We are Underground
Mac Rating: 5.00 | Votes: 1 | Date: 04/06/2026 16:39:00

A slender steel lattice piercing the trees of the Parco Sempione in central Milan, the Torre Branca rises just over a hundred and eight metres above the park and offers one of the best views over the city. Designed by the great Italian architect Gio Ponti and built in only sixty-eight days, the tower was inaugurated in August 1933 for the fifth Milan Triennale. The tower height was carefully calibrated by the regime of the time to fall a few centimetres short of the gilded Madonnina on top of the Duomo, in keeping with Mussolini decree that no profane structure should rise above the divine. At a hundred and eight point six metres, the tower remains the tenth tallest building in Milan, dwarfed now by the modern skyscrapers of Porta Nuova and CityLife but still a landmark in its district. The hexagonal steel frame, designed by Ponti with the engineers Cesare Chiodi and Ettore Ferrari, was avant-garde for its day, exploiting high-strength steel tubes that allowed the structure to climb so high while remaining slender. A lift in the centre of the frame carries visitors to the observation deck at the top in around a minute. The tower was originally called the Torre Littoria, after the fasces of the Fascist regime that commissioned it. After the Second World War it was renamed Torre del Parco, and following its long closure and the major restoration funded by the Branca distillery in the late 1990s, it reopened in 2002 as the Torre Branca.

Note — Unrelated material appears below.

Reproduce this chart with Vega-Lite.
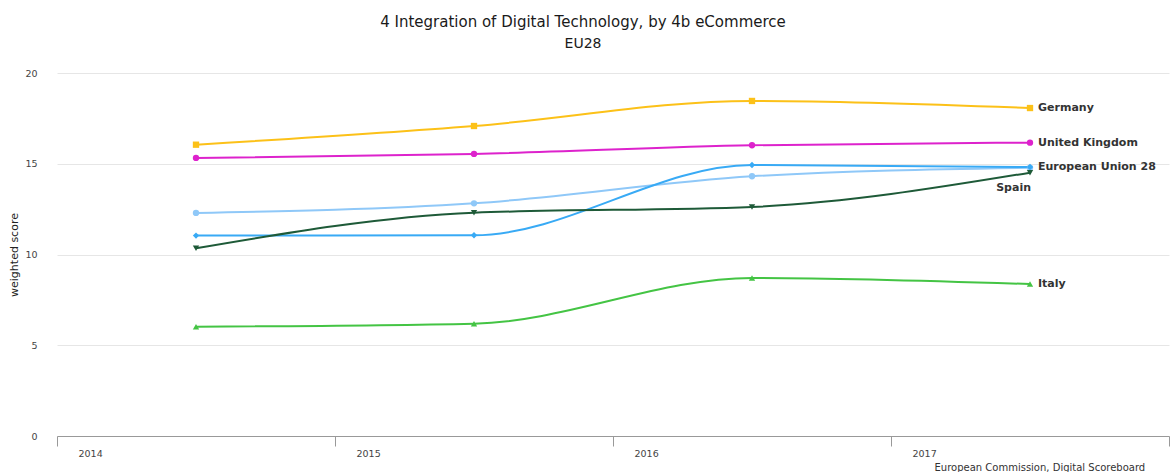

From the top, on a clear day, the view stretches across the rooftops of Milan to the Alps to the north and the Apennines to the south, with the cathedral, the Castello Sforzesco and the modern skyline of the Porta Nuova district laid out below. A small lounge bar at the foot of the tower spills out into the park. The tower opens for visits on selected days of the week with limited hours, and small groups are taken to the top together to manage the load on the lift, making it an unhurried but slightly old-fashioned experience that captures something of the lighter side of the modernist architecture of the 1930s.